Summer BBQ Safety For You And Your Dog

With summer upon us, we’re here to answer all of your questions around barbecuing with your pup.

While summer holidays and BBQ go hand-in-hand, it’s best not to let those go hand-in-paw. Read on to learn more!

But dogs eat meat, surely BBQ is okay?!

Well, here’s the thing–it’s really best to avoid giving BBQ to your pup.

Many of the foods you’ll find at BBQ’s and back yard cookouts are detrimental to canine health. BBQ can be spicy, greasy, and high in unfriendly fats. Such qualities can actually cause pancreatitis (inflammation of the pancreas) in pups. This can be very serious. Corn is very difficult to break down efficiently, and the cob can cause intestinal blockage. Additionally, corn is very high in carbohydrates, and metabolizes as sugar.

Sausages? Burgers? Hot Dogs? Heck no! These have seasonings in them that aren’t dog-friendly at all. Sausages often have nutmeg, which is toxic for dogs, and onion powder, another a bad option for pups, and both of these are in most seasoned meats. Additionally, foods like hot dogs are pretty darn over-processed!

Bones! Cooked bones are dangerous. When cooked, the bone becomes prone to shattering which can cause choking and intestinal injury. If you want to give your dog a bone, go for a raw red-meat bone like lamb or beef (no poultry). Always supervise dogs while they are chewing!
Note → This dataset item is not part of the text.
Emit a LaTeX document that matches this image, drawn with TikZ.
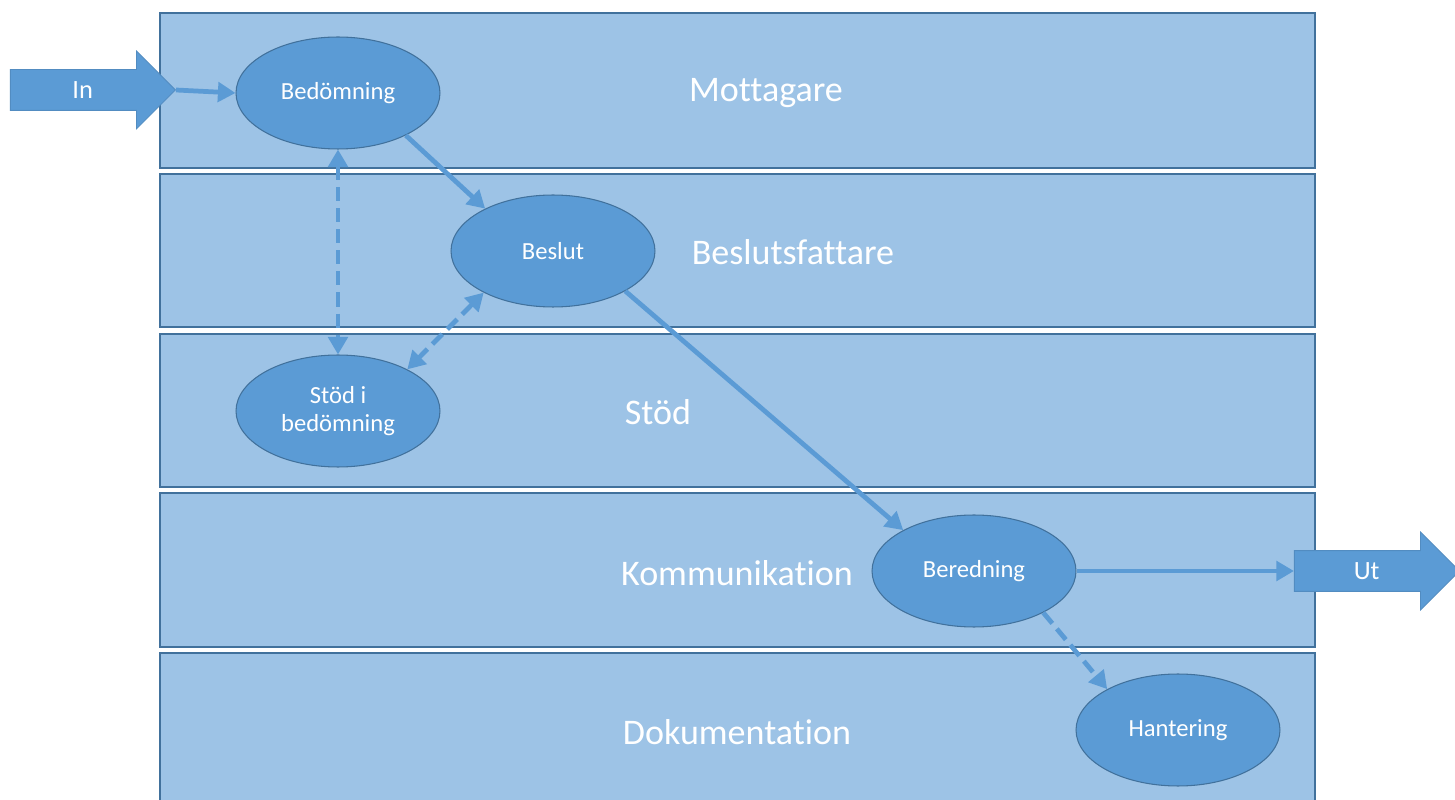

Grease. ‘Ooh the smell of BBQ grease can be quite irresistible to dogs, so be sure to keep your BBQ area tidy. Don’t work on gravel, as grease can spill onto it, and become quite compelling to some dogs. Keep things clean by remembering to remove the grease pan and empty it safely. This fatty substance, while very tasty-smelling to canines, can disrupt pancreatic health.

Set Clear Rules. Everyone is there to celebrate, but make sure all party participants know the house rules when it comes to the furry fiend–no human foods. Even if you feed your pup human food (like boiled chicken, etc.) your guests may not know what is safe and what isn’t, so it’s best to go with zero-tolerance on table scraps. Remind guests that the sweet, drooling pup making the big eyes at each party-goer, is attempting to find the weakest link, and for them not to fall for it!

Set Boundaries. The BBQ may smell great, but can get pretty toasty, and any food that may fall from the grill will be hot and could burn. Use positive reinforcement training (high-value rewards for backing away and staying away from the BBQ) to help your pup understand that the BBQ is best left alone by curious canines.

Provide Fun Alternatives. It’s fun to give a dog something that makes their tail wag-rewarding dogs is rewarding! Set out a jar of a healthy treat (like fresh green beans or dehydrated chicken strips) to reward your pup. Pro-tip: you’ll want to use a smallish jar, so that your pup doesn’t manage to fool everyone into giving them never-ending snacks!